OBJECTIVE:
Both the line containing "Clone this chart in matplotlib." and the line containing "fg.patch.set_visible(False)" are part of the range to copy, along with every line between them. Copy it exactly and leave out the pictures.

INFORMATION PROVIDED:
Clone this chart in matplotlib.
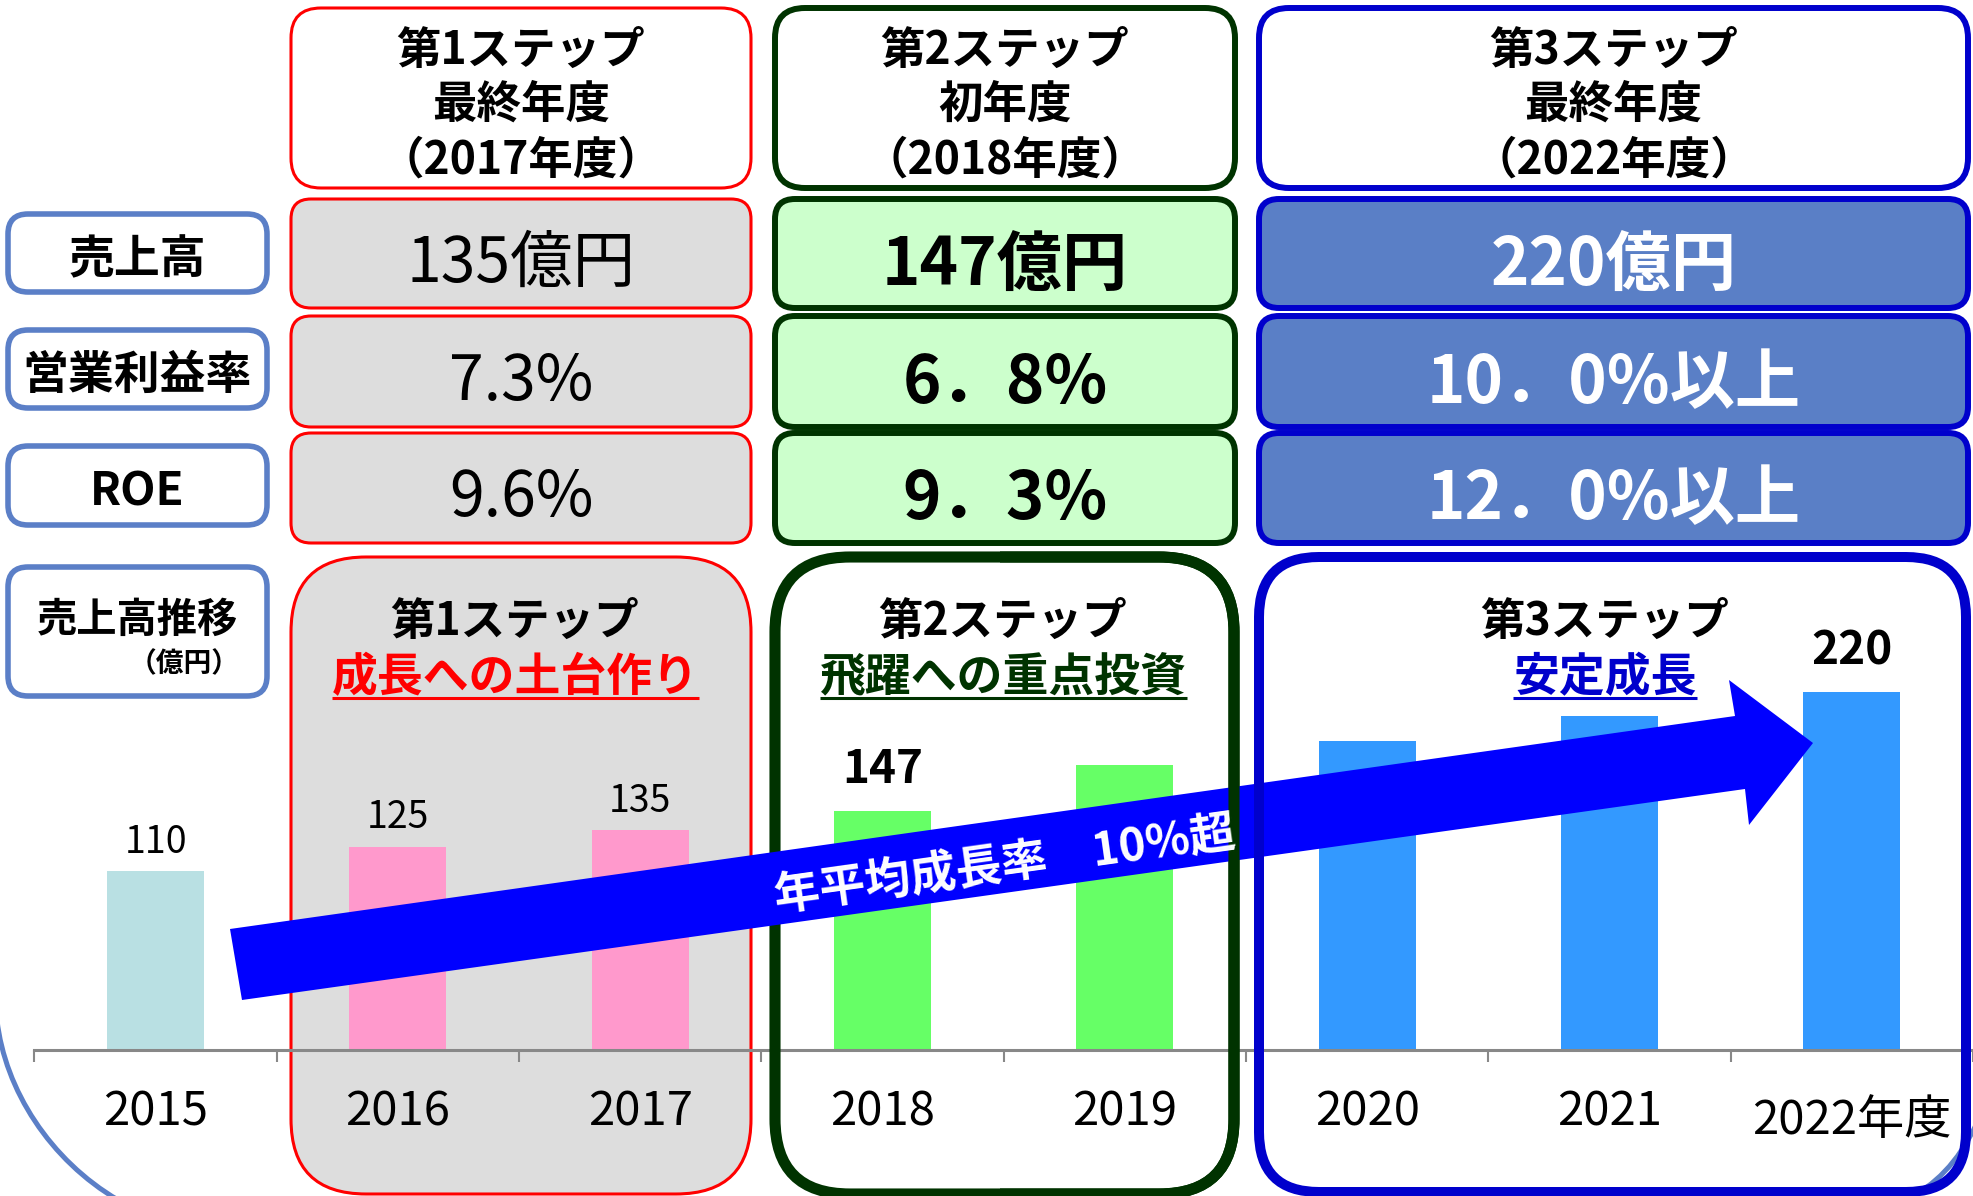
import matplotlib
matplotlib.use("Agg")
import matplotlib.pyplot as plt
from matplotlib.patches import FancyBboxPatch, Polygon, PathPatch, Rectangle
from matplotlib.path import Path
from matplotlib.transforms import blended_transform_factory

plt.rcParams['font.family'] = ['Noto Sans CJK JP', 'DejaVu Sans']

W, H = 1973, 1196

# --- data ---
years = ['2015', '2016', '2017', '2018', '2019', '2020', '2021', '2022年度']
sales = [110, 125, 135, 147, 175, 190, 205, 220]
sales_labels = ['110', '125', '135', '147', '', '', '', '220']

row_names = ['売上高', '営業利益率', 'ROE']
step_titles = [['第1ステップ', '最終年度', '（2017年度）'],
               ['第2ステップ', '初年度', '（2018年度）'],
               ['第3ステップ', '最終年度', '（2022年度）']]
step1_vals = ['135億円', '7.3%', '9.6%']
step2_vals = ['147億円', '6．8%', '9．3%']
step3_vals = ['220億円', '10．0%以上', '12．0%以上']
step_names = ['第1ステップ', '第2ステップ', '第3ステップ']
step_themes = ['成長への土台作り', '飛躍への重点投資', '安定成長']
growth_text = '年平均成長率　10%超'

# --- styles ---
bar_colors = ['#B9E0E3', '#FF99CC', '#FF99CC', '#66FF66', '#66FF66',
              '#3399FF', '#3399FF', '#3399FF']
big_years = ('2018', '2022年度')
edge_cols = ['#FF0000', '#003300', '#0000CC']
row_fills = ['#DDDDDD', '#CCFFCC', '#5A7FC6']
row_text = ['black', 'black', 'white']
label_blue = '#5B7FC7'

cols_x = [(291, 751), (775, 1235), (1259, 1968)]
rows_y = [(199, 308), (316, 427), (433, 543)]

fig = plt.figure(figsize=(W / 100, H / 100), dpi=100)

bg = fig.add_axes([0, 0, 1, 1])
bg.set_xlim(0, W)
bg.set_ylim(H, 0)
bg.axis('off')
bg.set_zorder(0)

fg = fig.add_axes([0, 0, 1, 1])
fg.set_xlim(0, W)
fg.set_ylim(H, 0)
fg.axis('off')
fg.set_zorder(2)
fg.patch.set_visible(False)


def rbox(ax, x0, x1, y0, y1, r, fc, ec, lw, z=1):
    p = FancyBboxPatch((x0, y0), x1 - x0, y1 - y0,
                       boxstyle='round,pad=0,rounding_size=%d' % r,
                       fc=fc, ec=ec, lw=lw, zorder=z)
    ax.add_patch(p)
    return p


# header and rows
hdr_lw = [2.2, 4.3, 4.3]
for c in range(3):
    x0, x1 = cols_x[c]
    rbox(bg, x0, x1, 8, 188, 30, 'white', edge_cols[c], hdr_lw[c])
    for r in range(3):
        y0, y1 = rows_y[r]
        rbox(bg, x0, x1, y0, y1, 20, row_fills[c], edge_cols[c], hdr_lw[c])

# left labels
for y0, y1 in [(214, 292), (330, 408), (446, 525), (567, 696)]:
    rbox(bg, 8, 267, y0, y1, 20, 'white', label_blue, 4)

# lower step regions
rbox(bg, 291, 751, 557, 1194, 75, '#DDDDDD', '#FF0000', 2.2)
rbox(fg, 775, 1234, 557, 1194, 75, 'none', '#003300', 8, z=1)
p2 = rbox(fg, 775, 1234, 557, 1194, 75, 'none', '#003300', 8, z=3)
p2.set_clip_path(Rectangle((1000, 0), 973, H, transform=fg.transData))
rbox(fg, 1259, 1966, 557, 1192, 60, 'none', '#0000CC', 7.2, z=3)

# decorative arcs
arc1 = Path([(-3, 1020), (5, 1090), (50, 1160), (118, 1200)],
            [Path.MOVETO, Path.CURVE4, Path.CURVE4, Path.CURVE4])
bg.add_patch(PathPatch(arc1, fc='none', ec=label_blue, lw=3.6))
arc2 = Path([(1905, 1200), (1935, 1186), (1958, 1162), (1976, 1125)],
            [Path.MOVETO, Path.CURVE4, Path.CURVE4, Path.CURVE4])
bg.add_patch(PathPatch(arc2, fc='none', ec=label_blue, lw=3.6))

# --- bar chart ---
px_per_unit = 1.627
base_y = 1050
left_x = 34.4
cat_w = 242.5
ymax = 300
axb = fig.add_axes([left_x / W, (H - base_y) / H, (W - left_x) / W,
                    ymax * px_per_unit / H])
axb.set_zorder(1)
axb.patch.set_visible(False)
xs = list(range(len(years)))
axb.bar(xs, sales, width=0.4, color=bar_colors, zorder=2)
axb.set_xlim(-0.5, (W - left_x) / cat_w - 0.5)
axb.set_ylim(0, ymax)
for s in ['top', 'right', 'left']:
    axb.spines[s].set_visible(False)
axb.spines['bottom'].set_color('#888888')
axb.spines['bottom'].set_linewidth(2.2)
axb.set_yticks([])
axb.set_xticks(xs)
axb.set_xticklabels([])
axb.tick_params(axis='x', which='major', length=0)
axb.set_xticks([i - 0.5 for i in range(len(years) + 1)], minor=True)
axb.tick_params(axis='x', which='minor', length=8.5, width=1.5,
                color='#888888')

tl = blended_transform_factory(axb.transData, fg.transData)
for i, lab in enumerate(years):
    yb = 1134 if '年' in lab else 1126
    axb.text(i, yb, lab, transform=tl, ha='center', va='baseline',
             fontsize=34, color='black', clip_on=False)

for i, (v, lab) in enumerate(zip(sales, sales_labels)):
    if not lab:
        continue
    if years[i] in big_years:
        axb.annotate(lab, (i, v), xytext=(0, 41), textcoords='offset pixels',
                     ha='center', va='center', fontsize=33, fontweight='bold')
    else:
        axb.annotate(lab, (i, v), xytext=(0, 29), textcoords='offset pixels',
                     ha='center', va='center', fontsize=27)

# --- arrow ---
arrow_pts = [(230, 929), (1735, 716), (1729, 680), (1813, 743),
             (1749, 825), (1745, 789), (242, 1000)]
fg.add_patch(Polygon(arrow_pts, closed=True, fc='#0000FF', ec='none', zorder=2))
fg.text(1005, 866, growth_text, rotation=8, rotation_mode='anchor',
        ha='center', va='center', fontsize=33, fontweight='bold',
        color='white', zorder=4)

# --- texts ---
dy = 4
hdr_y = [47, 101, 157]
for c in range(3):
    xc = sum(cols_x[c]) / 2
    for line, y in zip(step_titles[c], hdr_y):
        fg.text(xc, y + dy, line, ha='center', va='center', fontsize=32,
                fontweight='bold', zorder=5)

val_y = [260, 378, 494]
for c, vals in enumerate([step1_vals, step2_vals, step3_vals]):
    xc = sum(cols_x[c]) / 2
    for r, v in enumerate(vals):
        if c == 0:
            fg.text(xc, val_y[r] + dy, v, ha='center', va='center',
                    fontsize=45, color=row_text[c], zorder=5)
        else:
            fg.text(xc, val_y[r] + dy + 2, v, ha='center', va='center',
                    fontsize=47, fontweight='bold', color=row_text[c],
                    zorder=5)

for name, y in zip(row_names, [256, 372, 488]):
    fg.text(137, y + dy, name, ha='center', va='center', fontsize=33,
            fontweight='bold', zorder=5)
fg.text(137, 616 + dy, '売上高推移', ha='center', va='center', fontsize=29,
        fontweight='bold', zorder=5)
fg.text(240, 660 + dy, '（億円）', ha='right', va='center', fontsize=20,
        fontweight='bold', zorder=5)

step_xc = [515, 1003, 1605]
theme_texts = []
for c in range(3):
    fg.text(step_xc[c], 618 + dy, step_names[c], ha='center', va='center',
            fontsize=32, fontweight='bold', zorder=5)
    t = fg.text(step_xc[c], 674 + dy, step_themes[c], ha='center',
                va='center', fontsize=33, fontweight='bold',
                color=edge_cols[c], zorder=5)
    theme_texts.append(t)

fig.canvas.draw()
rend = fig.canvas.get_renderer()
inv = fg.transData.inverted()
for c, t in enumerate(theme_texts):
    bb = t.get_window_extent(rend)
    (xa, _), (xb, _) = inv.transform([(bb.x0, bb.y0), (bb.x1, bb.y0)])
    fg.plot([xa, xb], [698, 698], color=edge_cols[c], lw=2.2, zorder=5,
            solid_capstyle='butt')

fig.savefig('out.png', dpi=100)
==
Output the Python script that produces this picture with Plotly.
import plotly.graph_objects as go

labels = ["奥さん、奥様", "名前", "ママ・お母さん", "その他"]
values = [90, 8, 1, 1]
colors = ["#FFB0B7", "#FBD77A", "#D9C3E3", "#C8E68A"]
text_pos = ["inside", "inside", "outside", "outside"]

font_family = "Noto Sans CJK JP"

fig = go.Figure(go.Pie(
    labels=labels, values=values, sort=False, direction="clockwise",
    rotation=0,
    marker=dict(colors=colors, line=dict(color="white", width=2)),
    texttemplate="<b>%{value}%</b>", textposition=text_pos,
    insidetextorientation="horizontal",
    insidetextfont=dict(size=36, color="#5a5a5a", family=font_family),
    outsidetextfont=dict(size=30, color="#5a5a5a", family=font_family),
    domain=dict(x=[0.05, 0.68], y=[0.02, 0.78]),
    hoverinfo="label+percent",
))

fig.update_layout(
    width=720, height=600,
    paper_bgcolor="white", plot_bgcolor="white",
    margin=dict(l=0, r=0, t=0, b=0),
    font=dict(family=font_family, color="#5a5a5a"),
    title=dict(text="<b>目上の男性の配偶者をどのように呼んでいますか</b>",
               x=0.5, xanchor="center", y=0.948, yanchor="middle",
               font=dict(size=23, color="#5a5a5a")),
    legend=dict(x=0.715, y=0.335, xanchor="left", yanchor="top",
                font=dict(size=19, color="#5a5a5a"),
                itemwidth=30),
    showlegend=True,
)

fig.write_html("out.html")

RESPONSE:
Clone this chart in matplotlib.
import matplotlib
matplotlib.use("Agg")
import matplotlib.pyplot as plt
from matplotlib.patches import FancyBboxPatch, Polygon, PathPatch, Rectangle
from matplotlib.path import Path
from matplotlib.transforms import blended_transform_factory

plt.rcParams['font.family'] = ['Noto Sans CJK JP', 'DejaVu Sans']

W, H = 1973, 1196

# --- data ---
years = ['2015', '2016', '2017', '2018', '2019', '2020', '2021', '2022年度']
sales = [110, 125, 135, 147, 175, 190, 205, 220]
sales_labels = ['110', '125', '135', '147', '', '', '', '220']

row_names = ['売上高', '営業利益率', 'ROE']
step_titles = [['第1ステップ', '最終年度', '（2017年度）'],
               ['第2ステップ', '初年度', '（2018年度）'],
               ['第3ステップ', '最終年度', '（2022年度）']]
step1_vals = ['135億円', '7.3%', '9.6%']
step2_vals = ['147億円', '6．8%', '9．3%']
step3_vals = ['220億円', '10．0%以上', '12．0%以上']
step_names = ['第1ステップ', '第2ステップ', '第3ステップ']
step_themes = ['成長への土台作り', '飛躍への重点投資', '安定成長']
growth_text = '年平均成長率　10%超'

# --- styles ---
bar_colors = ['#B9E0E3', '#FF99CC', '#FF99CC', '#66FF66', '#66FF66',
              '#3399FF', '#3399FF', '#3399FF']
big_years = ('2018', '2022年度')
edge_cols = ['#FF0000', '#003300', '#0000CC']
row_fills = ['#DDDDDD', '#CCFFCC', '#5A7FC6']
row_text = ['black', 'black', 'white']
label_blue = '#5B7FC7'

cols_x = [(291, 751), (775, 1235), (1259, 1968)]
rows_y = [(199, 308), (316, 427), (433, 543)]

fig = plt.figure(figsize=(W / 100, H / 100), dpi=100)

bg = fig.add_axes([0, 0, 1, 1])
bg.set_xlim(0, W)
bg.set_ylim(H, 0)
bg.axis('off')
bg.set_zorder(0)

fg = fig.add_axes([0, 0, 1, 1])
fg.set_xlim(0, W)
fg.set_ylim(H, 0)
fg.axis('off')
fg.set_zorder(2)
fg.patch.set_visible(False)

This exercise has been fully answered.